→ The request:
Count the lines below that contain "with". Give only the number.

(Rows from a dataset of charts and code)
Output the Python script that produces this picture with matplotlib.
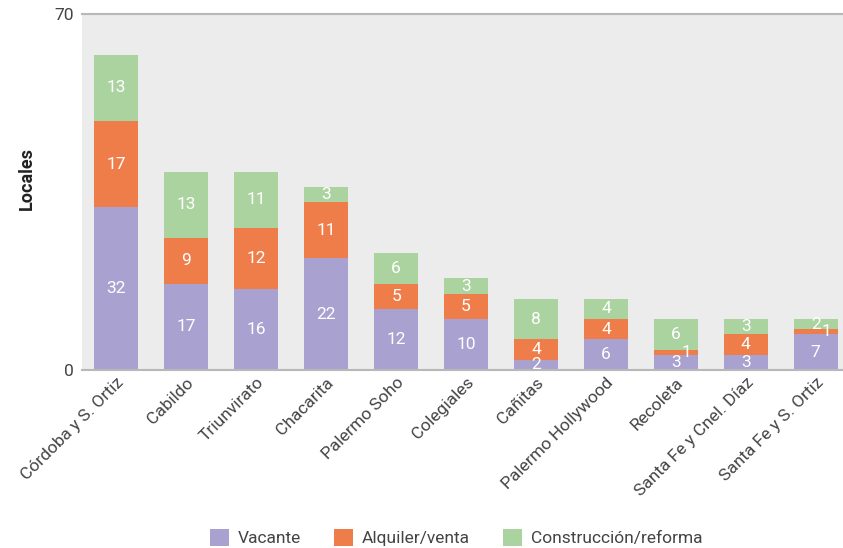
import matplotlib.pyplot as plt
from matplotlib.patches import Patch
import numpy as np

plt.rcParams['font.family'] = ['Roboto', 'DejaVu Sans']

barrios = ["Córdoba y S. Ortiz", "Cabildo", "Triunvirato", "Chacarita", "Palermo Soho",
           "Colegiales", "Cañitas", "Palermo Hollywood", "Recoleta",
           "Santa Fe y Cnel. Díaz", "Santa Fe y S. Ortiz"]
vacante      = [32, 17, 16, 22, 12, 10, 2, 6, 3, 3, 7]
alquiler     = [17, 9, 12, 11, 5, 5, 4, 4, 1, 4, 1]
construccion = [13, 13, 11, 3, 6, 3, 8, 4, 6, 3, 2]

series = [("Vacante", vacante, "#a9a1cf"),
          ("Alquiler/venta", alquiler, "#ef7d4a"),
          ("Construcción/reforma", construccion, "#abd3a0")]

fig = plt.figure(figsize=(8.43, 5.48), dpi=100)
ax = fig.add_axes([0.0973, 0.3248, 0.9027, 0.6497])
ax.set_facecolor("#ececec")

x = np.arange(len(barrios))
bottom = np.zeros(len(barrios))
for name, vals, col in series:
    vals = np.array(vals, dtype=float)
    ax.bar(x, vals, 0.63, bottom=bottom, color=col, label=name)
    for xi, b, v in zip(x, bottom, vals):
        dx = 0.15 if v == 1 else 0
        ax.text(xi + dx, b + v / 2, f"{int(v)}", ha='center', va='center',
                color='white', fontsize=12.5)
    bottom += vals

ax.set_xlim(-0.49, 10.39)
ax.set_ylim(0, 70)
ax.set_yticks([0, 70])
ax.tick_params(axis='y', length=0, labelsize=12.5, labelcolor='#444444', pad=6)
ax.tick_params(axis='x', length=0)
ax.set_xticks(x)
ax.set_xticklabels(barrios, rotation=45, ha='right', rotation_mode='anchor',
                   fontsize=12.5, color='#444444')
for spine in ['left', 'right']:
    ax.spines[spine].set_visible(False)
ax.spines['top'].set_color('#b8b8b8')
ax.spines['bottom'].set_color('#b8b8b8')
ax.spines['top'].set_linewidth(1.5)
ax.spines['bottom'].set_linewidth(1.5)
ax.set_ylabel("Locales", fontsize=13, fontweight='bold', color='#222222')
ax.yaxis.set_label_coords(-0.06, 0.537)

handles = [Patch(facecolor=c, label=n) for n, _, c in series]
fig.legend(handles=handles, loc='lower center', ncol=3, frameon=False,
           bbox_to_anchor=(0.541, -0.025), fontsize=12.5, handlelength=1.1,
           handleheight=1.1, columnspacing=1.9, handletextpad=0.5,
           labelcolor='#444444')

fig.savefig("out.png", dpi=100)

==

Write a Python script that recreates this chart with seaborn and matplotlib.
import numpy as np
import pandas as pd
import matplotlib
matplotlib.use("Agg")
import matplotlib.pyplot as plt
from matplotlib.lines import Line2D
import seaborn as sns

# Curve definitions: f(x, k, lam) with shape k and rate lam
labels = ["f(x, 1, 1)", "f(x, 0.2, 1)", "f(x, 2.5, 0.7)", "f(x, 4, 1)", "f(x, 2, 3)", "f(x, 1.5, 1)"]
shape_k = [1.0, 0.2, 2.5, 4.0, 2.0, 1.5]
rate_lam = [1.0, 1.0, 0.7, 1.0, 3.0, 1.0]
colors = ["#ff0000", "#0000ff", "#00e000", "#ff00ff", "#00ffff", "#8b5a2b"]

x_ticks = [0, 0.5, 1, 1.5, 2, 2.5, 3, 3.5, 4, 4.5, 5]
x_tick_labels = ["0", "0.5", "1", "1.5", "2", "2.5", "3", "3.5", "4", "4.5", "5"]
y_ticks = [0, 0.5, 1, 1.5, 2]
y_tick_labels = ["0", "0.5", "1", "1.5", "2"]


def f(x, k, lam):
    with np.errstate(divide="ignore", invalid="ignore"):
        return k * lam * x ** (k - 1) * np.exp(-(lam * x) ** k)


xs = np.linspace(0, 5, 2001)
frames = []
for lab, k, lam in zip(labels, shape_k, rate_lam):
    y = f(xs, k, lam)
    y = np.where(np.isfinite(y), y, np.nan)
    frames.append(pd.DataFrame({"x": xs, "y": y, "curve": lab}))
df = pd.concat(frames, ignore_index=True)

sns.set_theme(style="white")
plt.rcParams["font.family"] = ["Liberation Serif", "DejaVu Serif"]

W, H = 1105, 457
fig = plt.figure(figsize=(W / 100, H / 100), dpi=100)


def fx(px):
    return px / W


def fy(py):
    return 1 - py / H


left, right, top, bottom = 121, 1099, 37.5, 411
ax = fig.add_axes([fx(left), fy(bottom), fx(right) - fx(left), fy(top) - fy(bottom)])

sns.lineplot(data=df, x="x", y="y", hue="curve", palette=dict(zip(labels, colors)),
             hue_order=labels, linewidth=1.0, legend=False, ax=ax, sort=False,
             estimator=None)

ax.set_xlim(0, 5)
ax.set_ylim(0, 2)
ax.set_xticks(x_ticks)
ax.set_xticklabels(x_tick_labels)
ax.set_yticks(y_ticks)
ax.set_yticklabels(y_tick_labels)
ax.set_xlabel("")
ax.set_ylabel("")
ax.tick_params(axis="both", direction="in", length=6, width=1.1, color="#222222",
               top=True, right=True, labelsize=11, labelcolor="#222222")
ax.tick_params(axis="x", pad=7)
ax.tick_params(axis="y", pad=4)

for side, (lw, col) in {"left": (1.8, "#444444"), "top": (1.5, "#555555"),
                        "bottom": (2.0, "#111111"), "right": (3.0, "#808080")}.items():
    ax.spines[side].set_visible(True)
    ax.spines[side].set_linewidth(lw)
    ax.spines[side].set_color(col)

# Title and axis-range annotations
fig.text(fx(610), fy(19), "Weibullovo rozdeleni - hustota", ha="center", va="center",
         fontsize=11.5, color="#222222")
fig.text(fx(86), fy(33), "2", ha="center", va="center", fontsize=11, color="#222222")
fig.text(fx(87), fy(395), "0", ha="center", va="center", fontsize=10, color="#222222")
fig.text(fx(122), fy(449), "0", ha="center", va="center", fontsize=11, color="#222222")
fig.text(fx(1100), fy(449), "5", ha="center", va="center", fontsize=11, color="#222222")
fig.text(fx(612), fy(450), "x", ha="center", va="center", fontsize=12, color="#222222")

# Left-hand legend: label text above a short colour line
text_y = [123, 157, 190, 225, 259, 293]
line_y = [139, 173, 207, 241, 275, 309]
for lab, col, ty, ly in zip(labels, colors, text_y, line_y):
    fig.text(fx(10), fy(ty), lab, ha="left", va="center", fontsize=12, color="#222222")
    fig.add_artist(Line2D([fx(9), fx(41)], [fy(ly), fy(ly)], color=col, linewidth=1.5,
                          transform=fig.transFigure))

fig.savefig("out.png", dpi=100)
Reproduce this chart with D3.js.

→ Result below:
5